Moving day arrived. Three men showed up in a big white truck. One of the men was knee high to a grasshopper, Jamaican and dark as night. He was by no means someone I’d call muscular. The other two were much bigger in size. I worried about the smaller man. I worried about him right up until I watched him carry that TV set on his shoulders by himself down three flights of stair.
“He’s a fucking beast!” Said a taller man.
When we got to the loft, he carried it up into the freight elevator and then down the long hallway and into our loft.
I suggested twice that he be careful, that his back would surely break beneath that TV. He said, “Oh, you seely gurl, muh grandmummy could carry this TeeVee.” And he had a mighty chuckle. As did I.

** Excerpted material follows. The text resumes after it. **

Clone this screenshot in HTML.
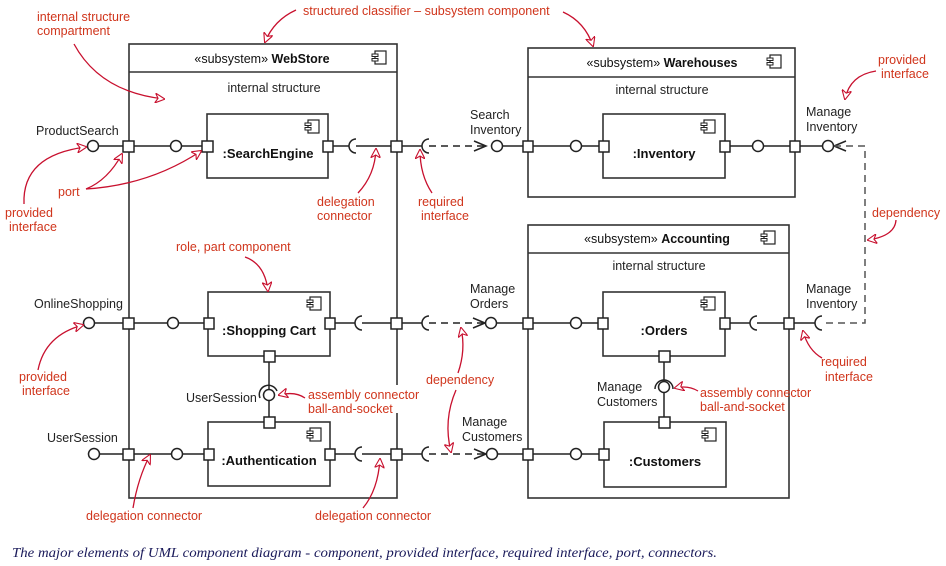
<!DOCTYPE html>
<html><head><meta charset="utf-8"><style>
html,body{margin:0;padding:0;background:#fff;}
svg{display:block;}
.t{font-family:"Liberation Sans",sans-serif;font-size:12.5px;fill:#222;}
.h{font-family:"Liberation Sans",sans-serif;font-size:12.5px;fill:#111;}
.b{font-family:"Liberation Sans",sans-serif;font-size:13px;font-weight:bold;fill:#111;}
.r{font-family:"Liberation Sans",sans-serif;font-size:12.5px;fill:#d0351c;}
.cap{font-family:"Liberation Serif",serif;font-style:italic;font-size:13.5px;fill:#1a1a5a;}
</style></head><body>
<svg width="946" height="566" viewBox="0 0 946 566" xmlns="http://www.w3.org/2000/svg">
<defs>
<marker id="ah" viewBox="0 0 10 10" refX="9" refY="5" markerWidth="10" markerHeight="10" orient="auto" markerUnits="userSpaceOnUse">
<path d="M0,0 L10,5 L0,10 L3,5 z" fill="#fff" stroke="#c8102e" stroke-width="1.1"/>
</marker>
<g id="ci"><rect x="0" y="0" width="11" height="13" fill="#fff" stroke="#222" stroke-width="1.2"/><rect x="-3" y="3" width="6" height="2.5" fill="#fff" stroke="#222" stroke-width="1"/><rect x="-3" y="7.5" width="6" height="2.5" fill="#fff" stroke="#222" stroke-width="1"/></g>
</defs>
<g stroke="#333" stroke-width="1.6" fill="none">
<rect x="129" y="44" width="268" height="454" fill="#fff"/>
<line x1="129" y1="72" x2="397" y2="72"/>
<rect x="528" y="48" width="267" height="149" fill="#fff"/>
<line x1="528" y1="77" x2="795" y2="77"/>
<rect x="528" y="225" width="261" height="273" fill="#fff"/>
<line x1="528" y1="253" x2="789" y2="253"/>
<rect x="207" y="114" width="121" height="64"/>
<rect x="208" y="292" width="122" height="64"/>
<rect x="208" y="422" width="122" height="64"/>
<rect x="603" y="114" width="122" height="64"/>
<rect x="603" y="292" width="122" height="64"/>
<rect x="604" y="422" width="122" height="65"/>
</g>
<g stroke="#222" stroke-width="1.5" fill="none">
<line x1="98" y1="146" x2="170" y2="146"/><line x1="182" y1="146" x2="208" y2="146"/>
<line x1="328" y1="146" x2="349" y2="146"/><line x1="356" y1="146" x2="422" y2="146"/>
<path d="M356,139 A7,7 0 0 0 356,153"/><path d="M429,139 A7,7 0 0 0 429,153"/>
<line x1="429" y1="146" x2="486" y2="146" stroke-dasharray="7,5"/>
<polyline points="474,141 486,146 474,151"/>
<line x1="502" y1="146" x2="571" y2="146"/><line x1="582" y1="146" x2="604" y2="146"/>
<line x1="725" y1="146" x2="752" y2="146"/><line x1="763" y1="146" x2="823" y2="146"/>
<polyline points="846,141 834,146 846,151"/>
<polyline points="834,146 865,146 865,323 822,323" stroke-dasharray="7,5" stroke="#555"/>
<line x1="95" y1="323" x2="168" y2="323"/><line x1="179" y1="323" x2="209" y2="323"/>
<line x1="330" y1="323" x2="355" y2="323"/><line x1="362" y1="323" x2="422" y2="323"/>
<path d="M362,316 A7,7 0 0 0 362,330"/><path d="M429,316 A7,7 0 0 0 429,330"/>
<line x1="429" y1="323" x2="485" y2="323" stroke-dasharray="7,5"/>
<polyline points="473,318 485,323 473,328"/>
<line x1="496" y1="323" x2="571" y2="323"/><line x1="582" y1="323" x2="603" y2="323"/>
<line x1="725" y1="323" x2="750" y2="323"/><line x1="757" y1="323" x2="815" y2="323"/>
<path d="M757,316 A7,7 0 0 0 757,330"/><path d="M822,316 A7,7 0 0 0 822,330"/>
<line x1="100" y1="454" x2="172" y2="454"/><line x1="183" y1="454" x2="209" y2="454"/>
<line x1="330" y1="454" x2="355" y2="454"/><line x1="362" y1="454" x2="422" y2="454"/>
<path d="M362,447 A7,7 0 0 0 362,461"/><path d="M429,447 A7,7 0 0 0 429,461"/>
<line x1="429" y1="454" x2="486" y2="454" stroke-dasharray="7,5"/>
<polyline points="474,449 486,454 474,459"/>
<line x1="497" y1="454" x2="571" y2="454"/><line x1="582" y1="454" x2="604" y2="454"/>
<line x1="269" y1="356" x2="269" y2="422"/>
<line x1="664" y1="356" x2="664" y2="422"/>
</g>
<g stroke="#222" stroke-width="1.5" fill="#fff">
<circle cx="93" cy="146" r="5.5"/><circle cx="176" cy="146" r="5.5"/>
<circle cx="497" cy="146" r="5.5"/><circle cx="576" cy="146" r="5.5"/>
<circle cx="758" cy="146" r="5.5"/><circle cx="828" cy="146" r="5.5"/>
<circle cx="89" cy="323" r="5.5"/><circle cx="173" cy="323" r="5.5"/>
<circle cx="491" cy="323" r="5.5"/><circle cx="576" cy="323" r="5.5"/>
<circle cx="94" cy="454" r="5.5"/><circle cx="177" cy="454" r="5.5"/>
<circle cx="492" cy="454" r="5.5"/><circle cx="576" cy="454" r="5.5"/>
<circle cx="269" cy="395" r="5.5"/><circle cx="664" cy="387" r="5.5"/>
<path d="M260,398 A9,9 0 0 1 277,391" fill="none"/>
<path d="M655,389 A9,9 0 0 1 673,389" fill="none"/>
<rect x="123" y="141" width="11" height="11"/><rect x="202" y="141" width="11" height="11"/>
<rect x="323" y="141" width="10" height="11"/><rect x="391" y="141" width="11" height="11"/>
<rect x="523" y="141" width="10" height="11"/><rect x="599" y="141" width="10" height="11"/>
<rect x="720" y="141" width="10" height="11"/><rect x="790" y="141" width="10" height="11"/>
<rect x="123" y="318" width="11" height="11"/><rect x="204" y="318" width="10" height="11"/>
<rect x="325" y="318" width="10" height="11"/><rect x="391" y="318" width="11" height="11"/>
<rect x="264" y="351" width="11" height="11"/><rect x="264" y="417" width="11" height="11"/>
<rect x="123" y="449" width="11" height="11"/><rect x="204" y="449" width="10" height="11"/>
<rect x="325" y="449" width="10" height="11"/><rect x="391" y="449" width="11" height="11"/>
<rect x="523" y="318" width="10" height="11"/><rect x="598" y="318" width="10" height="11"/>
<rect x="720" y="318" width="10" height="11"/><rect x="784" y="318" width="10" height="11"/>
<rect x="659" y="351" width="11" height="11"/><rect x="659" y="417" width="11" height="11"/>
<rect x="523" y="449" width="10" height="11"/><rect x="599" y="449" width="10" height="11"/>
</g>
<use href="#ci" x="375" y="51"/><use href="#ci" x="770" y="55"/><use href="#ci" x="764" y="231"/>
<use href="#ci" x="308" y="120"/><use href="#ci" x="310" y="297"/><use href="#ci" x="310" y="428"/>
<use href="#ci" x="704" y="120"/><use href="#ci" x="704" y="297"/><use href="#ci" x="705" y="428"/>

<text class="h" x="262" y="63" text-anchor="middle">«subsystem» <tspan font-weight="bold">WebStore</tspan></text>
<text class="h" x="662" y="67" text-anchor="middle">«subsystem» <tspan font-weight="bold">Warehouses</tspan></text>
<text class="h" x="657" y="243" text-anchor="middle">«subsystem» <tspan font-weight="bold">Accounting</tspan></text>
<text class="t" x="274" y="92" text-anchor="middle">internal structure</text>
<text class="t" x="662" y="94" text-anchor="middle">internal structure</text>
<text class="t" x="659" y="270" text-anchor="middle">internal structure</text>
<text class="b" x="268" y="158" text-anchor="middle">:SearchEngine</text>
<text class="b" x="269" y="335" text-anchor="middle">:Shopping Cart</text>
<text class="b" x="269" y="465" text-anchor="middle">:Authentication</text>
<text class="b" x="664" y="158" text-anchor="middle">:Inventory</text>
<text class="b" x="664" y="335" text-anchor="middle">:Orders</text>
<text class="b" x="665" y="466" text-anchor="middle">:Customers</text>
<text class="t" x="36" y="135">ProductSearch</text>
<text class="t" x="34" y="308">OnlineShopping</text>
<text class="t" x="47" y="442">UserSession</text>
<text class="t" x="186" y="402">UserSession</text>
<text class="t" x="470" y="119">Search</text><text class="t" x="470" y="134">Inventory</text>
<text class="t" x="470" y="293">Manage</text><text class="t" x="470" y="308">Orders</text>
<text class="t" x="462" y="426">Manage</text><text class="t" x="462" y="441">Customers</text>
<text class="t" x="806" y="116">Manage</text><text class="t" x="806" y="131">Inventory</text>
<text class="t" x="806" y="293">Manage</text><text class="t" x="806" y="308">Inventory</text>
<text class="t" x="597" y="391">Manage</text><text class="t" x="597" y="406">Customers</text>

<g stroke="#c8102e" stroke-width="1.3" fill="none" marker-end="url(#ah)">
<path d="M74,44 Q100,92 164,99"/>
<path d="M296,10 Q274,20 265,42"/>
<path d="M563,12 Q585,22 593,46"/>
<path d="M876,71 Q850,75 845,99"/>
<path d="M24,204 Q22,155 86,147"/>
<path d="M86,189 Q108,180 122,154"/>
<path d="M86,189 Q150,185 201,151"/>
<path d="M358,193 Q375,175 376,149"/>
<path d="M432,193 Q420,175 420,150"/>
<path d="M245,257 Q265,264 268,291"/>
<path d="M38,370 Q45,335 83,325"/>
<path d="M305,398 Q295,391 279,395"/>
<path d="M458,373 Q466,350 461,328"/>
<path d="M456,390 Q443,420 451,452"/>
<path d="M133,508 Q138,478 150,455"/>
<path d="M363,508 Q378,490 380,459"/>
<path d="M896,220 Q895,236 868,240"/>
<path d="M822,358 Q808,350 803,331"/>
<path d="M698,391 Q688,385 675,388"/>
</g>
<rect x="306" y="385" width="104" height="28" fill="#fff"/>
<text class="r" x="37" y="21">internal structure</text><text class="r" x="37" y="35">compartment</text>
<text class="r" x="303" y="15">structured classifier – subsystem component</text>
<text class="r" x="878" y="64">provided</text><text class="r" x="881" y="78">interface</text>
<text class="r" x="58" y="196">port</text>
<text class="r" x="5" y="217">provided</text><text class="r" x="9" y="231">interface</text>
<text class="r" x="317" y="206">delegation</text><text class="r" x="317" y="220">connector</text>
<text class="r" x="418" y="206">required</text><text class="r" x="421" y="220">interface</text>
<text class="r" x="176" y="251">role, part component</text>
<text class="r" x="19" y="381">provided</text><text class="r" x="22" y="395">interface</text>
<text class="r" x="308" y="399">assembly connector</text><text class="r" x="308" y="413">ball-and-socket</text>
<text class="r" x="426" y="384">dependency</text>
<text class="r" x="86" y="520">delegation connector</text>
<text class="r" x="315" y="520">delegation connector</text>
<text class="r" x="872" y="217">dependency</text>
<text class="r" x="821" y="366">required</text><text class="r" x="825" y="381">interface</text>
<text class="r" x="700" y="397">assembly connector</text><text class="r" x="700" y="411">ball-and-socket</text>

<text class="cap" x="12" y="557" textLength="705" lengthAdjust="spacingAndGlyphs">The major elements of UML component diagram - component, provided interface, required interface, port, connectors.</text>
</svg>
</body></html>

I have for years wondered what would one day separate the two of us, take that TV down once and for all. After 2001 it moved back to DC and then again to another apartment in DC. In 2004 it was boxed up by movers and loaded into a wooden Door-to-Door Mover’s storage bin. It made it to San Francisco three weeks later unharmed.
Six months later it was loaded into a big wooden container once again and then shipped back to a slightly larger railroad apartment in Brooklyn where it has lived ever since.
My 10-year-old Toshiba died sometime late Sunday night. The last thing it saw was a member of the Colts fumble a football. I was in bed at the time. I heard Tobyjoe mutter a few OHMYGODS! at the TV. He then shut it down for the night. The next morning it projected nothing more than a thin white line.

Tobyjoe beat it a couple of times and it was able spit out one final image before taking its last breath. It projected a weather map of the United States.